I yelled and cried everything out that was spinning round in my head – all the questions, the frustrations, the selfish demands. Then I jumped in my car and went for a drive and let Him have it some more. And after I did, I felt…empty. Very, very empty. I had dumped my baggage. I had laid it at the foot of the cross and when I returned from my drive that is just what I did with myself. I laid at the foot of the cross in the Church.
I said what I had to say and God just listened. He just took it all in.
I was reminded of this experience when I read an article about Pope Francis’ homily from Mass today titled, Pope: OK to fight with God, hold him to his promise, remember his love. Pope Francis was expounding on the first reading today. I recommend reading the entire article, but if you don’t have time, here are the nuggets of wisdom which leapt off the page straight into my heart.
Prayer should be like speaking face-to-face with a friend: “without fear, freely and also with insistence…”
Pope Francis said that, in the day’s reading, Moses shows what praying to God should really feel and sound like: not filled with empty words, but a heartfelt, “real fight with God.”
By freely talking out the problem and underlining all the ways God has always shown his mercy, Moses was able to rediscover, deep in his heart, what his head already “more or less sort of knew.”

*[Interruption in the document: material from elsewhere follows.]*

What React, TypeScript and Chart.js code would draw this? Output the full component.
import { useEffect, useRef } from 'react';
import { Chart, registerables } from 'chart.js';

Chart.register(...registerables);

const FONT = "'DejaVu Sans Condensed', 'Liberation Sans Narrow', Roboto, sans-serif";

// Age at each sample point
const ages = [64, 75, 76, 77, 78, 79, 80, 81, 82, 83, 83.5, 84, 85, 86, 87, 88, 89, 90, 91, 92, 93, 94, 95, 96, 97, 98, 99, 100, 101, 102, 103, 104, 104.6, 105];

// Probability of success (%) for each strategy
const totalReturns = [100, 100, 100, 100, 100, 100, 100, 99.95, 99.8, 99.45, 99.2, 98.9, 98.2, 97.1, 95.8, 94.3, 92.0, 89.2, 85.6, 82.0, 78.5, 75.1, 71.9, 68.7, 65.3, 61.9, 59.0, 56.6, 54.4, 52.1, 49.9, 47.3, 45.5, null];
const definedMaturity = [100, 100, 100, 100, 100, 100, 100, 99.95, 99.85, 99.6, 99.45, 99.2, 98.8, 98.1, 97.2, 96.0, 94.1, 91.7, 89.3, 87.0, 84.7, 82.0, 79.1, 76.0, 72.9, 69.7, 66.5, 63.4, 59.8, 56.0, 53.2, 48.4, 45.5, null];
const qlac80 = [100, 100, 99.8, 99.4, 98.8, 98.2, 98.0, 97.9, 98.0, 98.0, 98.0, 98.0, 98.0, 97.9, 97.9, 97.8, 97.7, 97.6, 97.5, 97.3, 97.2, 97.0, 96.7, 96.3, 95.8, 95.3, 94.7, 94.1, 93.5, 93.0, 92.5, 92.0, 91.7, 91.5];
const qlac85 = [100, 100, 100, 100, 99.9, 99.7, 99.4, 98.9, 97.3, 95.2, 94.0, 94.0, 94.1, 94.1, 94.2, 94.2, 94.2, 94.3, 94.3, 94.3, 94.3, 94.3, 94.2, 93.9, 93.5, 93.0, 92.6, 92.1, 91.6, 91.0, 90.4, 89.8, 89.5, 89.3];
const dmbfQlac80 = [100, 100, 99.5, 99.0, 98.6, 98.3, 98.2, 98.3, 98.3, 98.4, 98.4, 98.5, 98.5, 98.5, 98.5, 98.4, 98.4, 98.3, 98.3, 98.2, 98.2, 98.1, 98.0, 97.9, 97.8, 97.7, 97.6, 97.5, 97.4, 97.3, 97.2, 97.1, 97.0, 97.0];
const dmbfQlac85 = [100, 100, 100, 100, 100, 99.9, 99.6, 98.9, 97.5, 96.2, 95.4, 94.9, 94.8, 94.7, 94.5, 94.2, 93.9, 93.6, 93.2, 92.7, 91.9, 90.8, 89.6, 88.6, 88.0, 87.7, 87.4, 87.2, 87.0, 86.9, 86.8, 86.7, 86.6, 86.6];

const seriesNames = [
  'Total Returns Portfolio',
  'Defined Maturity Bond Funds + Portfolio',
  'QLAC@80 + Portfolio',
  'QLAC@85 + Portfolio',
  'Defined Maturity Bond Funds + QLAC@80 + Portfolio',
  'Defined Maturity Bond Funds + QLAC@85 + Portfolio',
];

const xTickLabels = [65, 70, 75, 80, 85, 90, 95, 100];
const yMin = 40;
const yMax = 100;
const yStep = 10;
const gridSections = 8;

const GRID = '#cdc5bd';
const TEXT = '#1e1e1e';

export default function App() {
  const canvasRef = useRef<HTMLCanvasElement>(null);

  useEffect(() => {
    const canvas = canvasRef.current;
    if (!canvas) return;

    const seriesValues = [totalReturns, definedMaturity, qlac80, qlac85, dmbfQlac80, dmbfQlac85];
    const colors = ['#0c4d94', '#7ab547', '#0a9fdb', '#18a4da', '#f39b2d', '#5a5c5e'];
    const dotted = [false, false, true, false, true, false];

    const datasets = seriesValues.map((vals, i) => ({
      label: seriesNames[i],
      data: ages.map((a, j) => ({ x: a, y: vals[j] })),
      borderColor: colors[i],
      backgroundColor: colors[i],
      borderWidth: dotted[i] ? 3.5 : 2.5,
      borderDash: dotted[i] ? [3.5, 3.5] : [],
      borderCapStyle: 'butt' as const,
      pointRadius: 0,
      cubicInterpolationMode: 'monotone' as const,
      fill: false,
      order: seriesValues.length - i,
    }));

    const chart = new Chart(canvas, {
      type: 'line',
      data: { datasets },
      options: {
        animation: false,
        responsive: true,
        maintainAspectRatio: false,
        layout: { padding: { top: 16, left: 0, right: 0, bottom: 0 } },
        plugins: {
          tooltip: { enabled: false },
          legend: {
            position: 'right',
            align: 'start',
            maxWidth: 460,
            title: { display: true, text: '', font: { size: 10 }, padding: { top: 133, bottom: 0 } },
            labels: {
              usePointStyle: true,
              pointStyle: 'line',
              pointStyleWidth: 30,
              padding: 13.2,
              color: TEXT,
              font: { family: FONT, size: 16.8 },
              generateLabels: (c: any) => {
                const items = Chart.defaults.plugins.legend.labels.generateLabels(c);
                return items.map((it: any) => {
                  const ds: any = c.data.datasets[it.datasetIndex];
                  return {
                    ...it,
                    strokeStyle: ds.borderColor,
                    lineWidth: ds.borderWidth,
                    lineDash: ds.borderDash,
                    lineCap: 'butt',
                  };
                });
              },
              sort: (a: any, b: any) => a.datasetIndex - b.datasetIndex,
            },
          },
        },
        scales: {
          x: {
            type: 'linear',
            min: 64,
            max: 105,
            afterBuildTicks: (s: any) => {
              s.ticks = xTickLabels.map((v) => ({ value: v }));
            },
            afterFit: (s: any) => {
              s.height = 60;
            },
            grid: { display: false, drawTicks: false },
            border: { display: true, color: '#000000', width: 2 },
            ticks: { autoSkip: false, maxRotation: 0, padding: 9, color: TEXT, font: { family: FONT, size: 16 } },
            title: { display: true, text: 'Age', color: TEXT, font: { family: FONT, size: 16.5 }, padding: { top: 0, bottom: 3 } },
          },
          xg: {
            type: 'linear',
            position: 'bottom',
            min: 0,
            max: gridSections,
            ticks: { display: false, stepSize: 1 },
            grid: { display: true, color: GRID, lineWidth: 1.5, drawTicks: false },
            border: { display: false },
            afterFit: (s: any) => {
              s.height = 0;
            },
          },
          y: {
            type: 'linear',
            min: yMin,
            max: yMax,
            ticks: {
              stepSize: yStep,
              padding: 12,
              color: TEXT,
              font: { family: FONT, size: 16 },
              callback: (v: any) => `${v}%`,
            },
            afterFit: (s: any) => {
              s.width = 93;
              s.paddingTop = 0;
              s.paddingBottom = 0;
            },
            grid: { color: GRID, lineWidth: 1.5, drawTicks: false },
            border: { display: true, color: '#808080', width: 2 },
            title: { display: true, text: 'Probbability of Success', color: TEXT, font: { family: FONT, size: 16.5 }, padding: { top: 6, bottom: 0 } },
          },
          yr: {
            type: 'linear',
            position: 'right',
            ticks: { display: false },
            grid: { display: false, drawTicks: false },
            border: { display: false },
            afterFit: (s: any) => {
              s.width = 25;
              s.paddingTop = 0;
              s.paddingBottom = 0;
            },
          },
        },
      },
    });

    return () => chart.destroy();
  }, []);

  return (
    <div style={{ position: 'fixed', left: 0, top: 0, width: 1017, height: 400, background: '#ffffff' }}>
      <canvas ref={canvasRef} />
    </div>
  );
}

“Prayer changes our hearts. It helps us better understand what our God is like,” it helps people grow closer to him, recognize his love and rejuvenate one’s faith.

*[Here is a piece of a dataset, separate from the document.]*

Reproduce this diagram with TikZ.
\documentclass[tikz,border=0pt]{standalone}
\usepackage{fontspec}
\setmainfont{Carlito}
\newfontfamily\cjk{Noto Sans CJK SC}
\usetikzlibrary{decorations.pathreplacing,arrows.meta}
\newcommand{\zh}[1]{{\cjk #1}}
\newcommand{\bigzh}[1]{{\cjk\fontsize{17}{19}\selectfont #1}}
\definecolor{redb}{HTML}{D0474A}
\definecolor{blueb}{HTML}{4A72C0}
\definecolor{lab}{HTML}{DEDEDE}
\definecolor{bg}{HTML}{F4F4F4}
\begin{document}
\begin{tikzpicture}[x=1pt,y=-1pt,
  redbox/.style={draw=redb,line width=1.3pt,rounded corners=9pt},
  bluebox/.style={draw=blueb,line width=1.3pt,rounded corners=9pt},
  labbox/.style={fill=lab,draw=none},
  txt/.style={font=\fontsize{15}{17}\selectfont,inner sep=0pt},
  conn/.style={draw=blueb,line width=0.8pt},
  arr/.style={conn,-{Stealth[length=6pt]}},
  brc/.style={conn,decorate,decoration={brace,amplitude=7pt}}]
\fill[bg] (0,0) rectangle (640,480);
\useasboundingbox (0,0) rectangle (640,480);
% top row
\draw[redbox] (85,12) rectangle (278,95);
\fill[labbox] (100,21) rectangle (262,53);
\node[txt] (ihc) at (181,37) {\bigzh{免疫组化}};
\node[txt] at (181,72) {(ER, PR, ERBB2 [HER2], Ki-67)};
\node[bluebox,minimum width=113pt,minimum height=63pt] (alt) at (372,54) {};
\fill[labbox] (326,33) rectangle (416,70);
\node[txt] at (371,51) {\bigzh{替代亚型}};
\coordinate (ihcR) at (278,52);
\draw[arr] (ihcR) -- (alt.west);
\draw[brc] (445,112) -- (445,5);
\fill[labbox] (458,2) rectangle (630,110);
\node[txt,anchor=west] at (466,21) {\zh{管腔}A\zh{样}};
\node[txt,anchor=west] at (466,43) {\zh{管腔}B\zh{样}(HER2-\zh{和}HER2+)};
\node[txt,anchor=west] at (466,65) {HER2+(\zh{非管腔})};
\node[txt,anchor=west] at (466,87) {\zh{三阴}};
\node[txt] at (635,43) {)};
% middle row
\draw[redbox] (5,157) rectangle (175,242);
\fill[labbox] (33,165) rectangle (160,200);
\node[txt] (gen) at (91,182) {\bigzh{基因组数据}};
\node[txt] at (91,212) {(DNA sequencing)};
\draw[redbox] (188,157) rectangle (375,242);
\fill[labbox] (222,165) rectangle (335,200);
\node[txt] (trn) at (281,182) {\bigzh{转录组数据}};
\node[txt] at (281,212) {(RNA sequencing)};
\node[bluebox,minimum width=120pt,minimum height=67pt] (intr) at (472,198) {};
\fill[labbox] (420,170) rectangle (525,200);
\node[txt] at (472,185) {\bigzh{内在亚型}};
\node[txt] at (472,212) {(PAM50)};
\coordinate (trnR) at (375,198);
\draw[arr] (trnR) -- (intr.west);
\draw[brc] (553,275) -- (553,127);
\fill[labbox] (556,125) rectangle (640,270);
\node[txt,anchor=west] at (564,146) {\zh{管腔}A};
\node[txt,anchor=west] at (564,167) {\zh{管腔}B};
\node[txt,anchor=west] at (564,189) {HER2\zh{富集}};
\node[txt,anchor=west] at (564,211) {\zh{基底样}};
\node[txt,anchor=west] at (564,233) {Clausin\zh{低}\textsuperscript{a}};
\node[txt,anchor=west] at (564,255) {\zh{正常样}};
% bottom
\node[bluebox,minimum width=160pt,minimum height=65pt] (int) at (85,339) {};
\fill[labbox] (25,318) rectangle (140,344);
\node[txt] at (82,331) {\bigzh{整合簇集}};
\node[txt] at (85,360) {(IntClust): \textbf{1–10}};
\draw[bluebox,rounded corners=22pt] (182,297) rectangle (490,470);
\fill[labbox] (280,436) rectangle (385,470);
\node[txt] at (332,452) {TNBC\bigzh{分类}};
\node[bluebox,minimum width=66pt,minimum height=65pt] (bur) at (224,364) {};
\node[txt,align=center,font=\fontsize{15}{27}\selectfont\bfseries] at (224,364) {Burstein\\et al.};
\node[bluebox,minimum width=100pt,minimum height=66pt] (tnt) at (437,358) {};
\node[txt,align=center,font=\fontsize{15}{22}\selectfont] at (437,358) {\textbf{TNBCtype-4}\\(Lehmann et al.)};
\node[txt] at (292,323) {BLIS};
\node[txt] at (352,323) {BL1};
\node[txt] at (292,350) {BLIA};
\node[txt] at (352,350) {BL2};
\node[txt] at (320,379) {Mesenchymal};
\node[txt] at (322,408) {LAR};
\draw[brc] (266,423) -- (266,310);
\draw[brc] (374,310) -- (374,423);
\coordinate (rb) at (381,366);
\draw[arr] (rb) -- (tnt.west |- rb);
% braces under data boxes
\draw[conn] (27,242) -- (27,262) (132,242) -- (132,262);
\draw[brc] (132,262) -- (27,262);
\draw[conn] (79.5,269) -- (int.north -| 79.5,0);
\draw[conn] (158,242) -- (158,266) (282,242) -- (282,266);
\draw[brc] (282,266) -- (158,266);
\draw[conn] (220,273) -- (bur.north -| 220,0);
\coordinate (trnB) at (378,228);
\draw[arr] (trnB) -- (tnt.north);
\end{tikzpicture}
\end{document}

The pope underlined what Jesus said: “In praying, do not babble like the pagans, who think that they will be heard because of their many words.”
“No, say what’s what: ‘Look, Lord, I have this problem, in my family, with my child, with this, with that … What can you do? Now see here, you can’t leave me like this!’ This is prayer. And does this prayer take a long time? Yes, it takes time.”
Open one’s heart wide to God and get to know him better, he said. Prayer is a grace, and the Holy Spirit is present; it changes and reinvigorates one’s heart so people can strike back out on their life journey.
What I gather most from all of this – the article, todays readings, my experience from my past retreat – is we must be authentic and vulnerable in our relationship with Christ. It’s quite like our human relationships – they aren’t very successful if we aren’t painfully honest sometimes. I don’t think my mentor gave me permission to “let God have it” because He wanted me to offend God or start a fight or keep the animosity within me burning. Instead, he knew if I could empty myself and be genuine and vulnerable in every way, it would be me who would change. It would be me who could better understand God. It would be me who would have a change of heart.
Give it a try. Be authentic. Painfully authentic.